Li há alguns anos sobre a pintura de Arruda. No blog da Brazilian Contemporary Art, encontra-se uma observação estética interessante, que alude à tradição pictórica do Ocidente, sugerindo ao leitor e apreciador das telas do artista paulistano que "his paintings represent timeless landscapes wich could remind the renowed artistic works by Romantic Painter such as Capar David Friedrich and William Turner" (Ken Johnson, 2016. In: www.braziliancontemporaryart.altervista.org). Em outras palavras, suas telas representam paisagens atemporais, não localizáveis geograficamente, mas que evocariam memórias de uma intensidade emocional, que poderiam lembrar os pintores românticos como o alemão Caspar David Friedrich (1774-1840) e o britânico William Turner (1775-1851).
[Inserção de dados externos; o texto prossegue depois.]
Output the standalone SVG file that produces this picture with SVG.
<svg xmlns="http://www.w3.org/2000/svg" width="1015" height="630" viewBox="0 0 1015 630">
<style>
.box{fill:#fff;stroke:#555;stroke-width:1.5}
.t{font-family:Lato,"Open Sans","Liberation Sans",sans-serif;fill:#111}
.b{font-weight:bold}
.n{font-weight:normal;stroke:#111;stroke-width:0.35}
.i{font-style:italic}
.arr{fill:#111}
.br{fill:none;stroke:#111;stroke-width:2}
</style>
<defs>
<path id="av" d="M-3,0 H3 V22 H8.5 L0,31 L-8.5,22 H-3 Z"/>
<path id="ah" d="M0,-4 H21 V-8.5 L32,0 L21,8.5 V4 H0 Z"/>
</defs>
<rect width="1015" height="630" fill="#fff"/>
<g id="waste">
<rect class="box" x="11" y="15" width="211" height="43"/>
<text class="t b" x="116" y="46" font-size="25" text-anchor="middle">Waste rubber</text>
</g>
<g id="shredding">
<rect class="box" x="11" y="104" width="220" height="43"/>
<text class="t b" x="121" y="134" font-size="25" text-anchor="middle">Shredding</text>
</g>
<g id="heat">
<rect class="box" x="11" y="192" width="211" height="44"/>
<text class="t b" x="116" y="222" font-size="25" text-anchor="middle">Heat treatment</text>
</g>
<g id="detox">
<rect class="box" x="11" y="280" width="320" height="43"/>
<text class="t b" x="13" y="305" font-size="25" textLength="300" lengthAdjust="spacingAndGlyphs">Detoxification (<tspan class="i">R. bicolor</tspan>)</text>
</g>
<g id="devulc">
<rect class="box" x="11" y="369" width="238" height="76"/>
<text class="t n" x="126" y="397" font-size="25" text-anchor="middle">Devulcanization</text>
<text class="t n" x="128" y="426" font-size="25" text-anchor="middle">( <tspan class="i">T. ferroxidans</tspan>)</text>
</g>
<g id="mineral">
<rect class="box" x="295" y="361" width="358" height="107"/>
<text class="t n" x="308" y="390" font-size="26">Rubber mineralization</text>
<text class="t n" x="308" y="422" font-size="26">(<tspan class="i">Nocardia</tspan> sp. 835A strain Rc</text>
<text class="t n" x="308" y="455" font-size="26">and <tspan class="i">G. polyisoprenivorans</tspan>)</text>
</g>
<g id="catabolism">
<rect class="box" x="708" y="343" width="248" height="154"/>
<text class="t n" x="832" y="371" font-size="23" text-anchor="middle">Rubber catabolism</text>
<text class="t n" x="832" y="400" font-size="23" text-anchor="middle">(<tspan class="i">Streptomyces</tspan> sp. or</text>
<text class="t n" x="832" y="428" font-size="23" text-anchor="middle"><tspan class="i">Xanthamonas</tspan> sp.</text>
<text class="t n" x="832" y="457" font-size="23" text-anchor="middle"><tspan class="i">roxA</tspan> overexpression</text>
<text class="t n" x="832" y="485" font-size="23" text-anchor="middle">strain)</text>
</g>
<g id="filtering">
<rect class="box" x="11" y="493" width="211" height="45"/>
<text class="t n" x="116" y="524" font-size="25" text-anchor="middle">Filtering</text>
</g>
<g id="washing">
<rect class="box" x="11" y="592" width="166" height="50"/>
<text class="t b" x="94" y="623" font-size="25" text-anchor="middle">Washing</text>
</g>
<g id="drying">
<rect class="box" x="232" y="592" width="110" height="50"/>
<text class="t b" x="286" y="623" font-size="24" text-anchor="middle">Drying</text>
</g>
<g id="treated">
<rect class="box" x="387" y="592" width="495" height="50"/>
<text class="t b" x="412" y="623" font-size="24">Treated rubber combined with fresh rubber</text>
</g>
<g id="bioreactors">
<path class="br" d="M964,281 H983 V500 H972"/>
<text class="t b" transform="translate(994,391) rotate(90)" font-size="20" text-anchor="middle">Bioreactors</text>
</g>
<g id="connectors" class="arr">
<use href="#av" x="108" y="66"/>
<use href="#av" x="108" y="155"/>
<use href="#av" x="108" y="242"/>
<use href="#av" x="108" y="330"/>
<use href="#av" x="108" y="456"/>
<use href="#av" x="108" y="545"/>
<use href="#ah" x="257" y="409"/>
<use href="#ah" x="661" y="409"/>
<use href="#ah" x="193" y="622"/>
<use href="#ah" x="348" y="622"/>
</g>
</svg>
Diante do exposto, eu já havia engendrado um grau de expectativa para a visitação das telas de Arruda, dado o fato de que conheço a 'Turner Collection' da Tate Britain, em Londres, e visitei três vezes a sala dedicada ao pintor Caspar David Friedrich na Hamburg Kunsthalle, em Hamburgo. No repertório pictórico de Friedrich, há ruínas, brumas, paisagens invernais e montanhas, uma estética situada no bojo do movimento do Romantismo Alemão, cujo quartel-general era Dresden, no final do século XVIII. Urgia, naquele momento histórico, plasmar uma identidade, genuinamente, germânica por conta das guerras napoleônicas, que devastavam a Europa.
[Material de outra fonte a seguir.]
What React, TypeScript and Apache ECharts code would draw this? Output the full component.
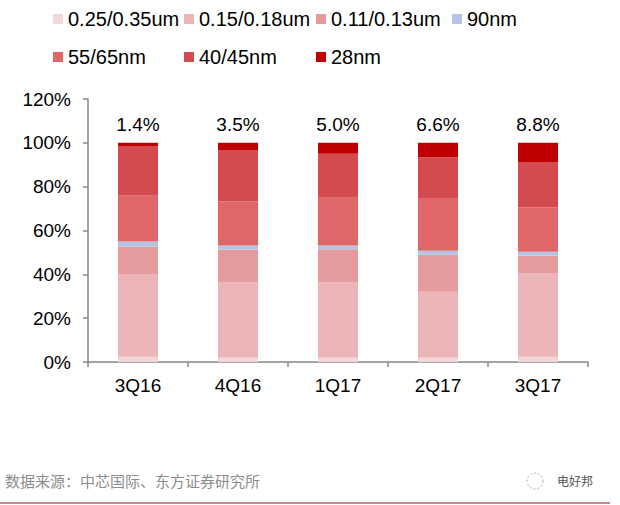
import React, { useEffect, useRef } from "react";
import * as echarts from "echarts";

const categories = ["3Q16", "4Q16", "1Q17", "2Q17", "3Q17"];
const seriesNames = ["0.25/0.35um", "0.15/0.18um", "0.11/0.13um", "90nm", "55/65nm", "40/45nm", "28nm"];
const s025 = [2.4, 2.0, 2.0, 2.0, 2.4];
const s015 = [37.8, 34.4, 34.3, 30.0, 38.2];
const s011 = [12.5, 14.8, 15.2, 16.9, 7.9];
const s90 = [2.3, 2.0, 1.7, 1.9, 1.8];
const s55 = [20.9, 20.1, 21.8, 23.7, 20.3];
const s40 = [22.7, 23.2, 20.0, 18.9, 20.6];
const s28 = [1.4, 3.5, 5.0, 6.6, 8.8];
const seriesData = [s025, s015, s011, s90, s55, s40, s28];
const colors = ["#f2d6d8", "#ecb5b7", "#e59b9d", "#b4c4e4", "#df6767", "#d44b4f", "#c00000"];
const legendPos = [
  [53, 9], [184, 9], [316, 9], [452, 9],
  [53, 47], [184, 47], [316, 47],
];

const FONT = "'Liberation Sans', Arial, sans-serif";

export default function App() {
  const ref = useRef<HTMLDivElement>(null);
  useEffect(() => {
    const chart = echarts.init(ref.current!, null, { renderer: "svg" });
    chart.setOption({
      animation: false,
      backgroundColor: "#ffffff",
      textStyle: { fontFamily: FONT },
      legend: seriesNames.map((n, i) => ({
        data: [n],
        left: legendPos[i][0],
        top: legendPos[i][1],
        padding: 0,
        itemWidth: 10,
        itemHeight: 10,
        icon: "rect",
        textStyle: { fontSize: 20, color: "#000", fontFamily: FONT },
      })),
      grid: { left: 88, right: 32, top: 99, bottom: 143 },
      xAxis: {
        type: "category",
        data: categories,
        axisLine: { lineStyle: { color: "#888", width: 1.5 } },
        axisTick: { show: true, length: 5, lineStyle: { color: "#888", width: 1.5 } },
        axisLabel: { fontSize: 19, color: "#000", margin: 14, fontFamily: FONT },
      },
      yAxis: {
        type: "value",
        min: 0,
        max: 120,
        interval: 20,
        axisLine: { show: true, lineStyle: { color: "#888", width: 1.5 } },
        axisTick: { show: true, length: 5, lineStyle: { color: "#888", width: 1.5 } },
        splitLine: { show: false },
        axisLabel: { fontSize: 19, color: "#000", margin: 17, formatter: "{value}%", fontFamily: FONT },
      },
      series: seriesNames.map((n, i) => ({
        name: n,
        type: "bar",
        stack: "total",
        barWidth: "40%",
        data: seriesData[i],
        itemStyle: { color: colors[i] },
        label:
          i === seriesNames.length - 1
            ? {
                show: true,
                position: "top",
                distance: 9,
                fontSize: 19,
                color: "#000",
                fontFamily: FONT,
                formatter: (p: any) => Number(p.value).toFixed(1) + "%",
              }
            : { show: false },
      })),
      graphic: [
        {
          type: "text",
          left: 5,
          top: 473,
          style: {
            text: "数据来源：中芯国际、东方证券研究所",
            fontSize: 15,
            fill: "#8c8c8c",
            fontFamily: "'Noto Sans CJK SC', sans-serif",
          },
        },
        {
          type: "circle",
          shape: { cx: 535, cy: 481, r: 8 },
          style: { fill: "none", stroke: "#aaa", lineWidth: 1, lineDash: [2, 2] },
        },
        {
          type: "text",
          left: 557,
          top: 474,
          style: {
            text: "电好邦",
            fontSize: 12,
            fill: "#555",
            fontFamily: "'Noto Sans CJK SC', sans-serif",
          },
        },
        {
          type: "line",
          shape: { x1: 0, y1: 503, x2: 610, y2: 503 },
          style: { stroke: "#c48a8e", lineWidth: 2 },
        },
      ],
    });
    return () => chart.dispose();
  }, []);
  return (
    <div
      ref={ref}
      style={{ position: "fixed", left: 0, top: 0, width: 620, height: 505 }}
    />
  );
}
Em referência à obra do pintor Turner, foi a arte sobre papel, a aquarela e o desenho, que contribuíram para que ele configurasse sobremaneira suas telas a óleo e entregasse ao público algumas imagens com uma grande carga cósmica plasmadas por turbilhões de luz. Como professor, William Turner lutou para que a pintura de paisagem adquirisse um status mais elevado dentro do cânone da pintura ocidental. Schopenhauer, em sua Estética, no livro III de O mundo como vontade e representação (1818/1819), não categoriza a pintura de paisagem; analisa a produção das pinturas históricas e de animais. Todavia, dimensiona o belo natural junto ao belo artístico. Quem flui o belo é o "olho cósmico", afirma Schopenhauer, não importando aqui o lugar do qual se contempla, tampouco a classe social do fruidor. Ele comenta as pinturas paisagísticas dos neerlandeses, mas as considera "extremamente insignificantes" (BARBOSA, J. Os pintores de Nietzsche e Schopenhauer. Cadernos Nietzsche, n. 31, 2012).
Terceiro ato
Assim, considerar a pintura de Lucas Arruda como um expoente do Romantismo, uma releitura do Romantismo clássico ou uma prática que emula a estética do Romantismo, no meu entender, é empobrecer sua experimentação. Essa tensiona-se na volatilidade do Figurativo e da Abstração, ao passo que as pinturas românticas eram, majoritariamente, norteadas pelo Figurativo e desconheciam os suportes utilizados pela contemporaneidade.
O apreciador das telas de Arruda pode, sim, se entronizar como parte da obra, na medida em que ressignifica a luz abundante da composição e faz com que qualquer ponto de apoio, como uma linha no horizonte ou um cromatismo na parte superior, se dissipe e se reconstrua de acordo com sua subjetividade, suas memórias e sua carga emocional.
Movimentei minhas mãos, suavemente, diante das telas de dimensão reduzida de Arruda. Eu ri. Parecia que luz estava se deslocava, simulando que o limite da tela e o suporte também continham parte da composição pictórica. Esse jogo de ilusão, distinto daquele do Barroco, sob a expressão de novos suportes e veículos, afeitos ao século XXI, fazem de Lucas Arruda um artista que sabe de seu lugar de criação, que já orou no jazigo da tradição romântica da pintura de paisagem (embora conheça o defunto e sua causa mortis) e, tendo em vista a segunda mostra paralela, de obras tardias de Iberê Camargo, curada por ele (Lucas Arruda), denota-se o quanto as guaches e desenhos de Iberê também influenciaram sua poética, marcada por um tipo de fantasmagoria, que só os que conhecem a Fundação Iberê Camargo, desde a sua abertura, e acompanham as várias fases do artista homônimo, podem compreender. Muito lindo o teu trabalho, Lucas Arruda, visceral e necessário!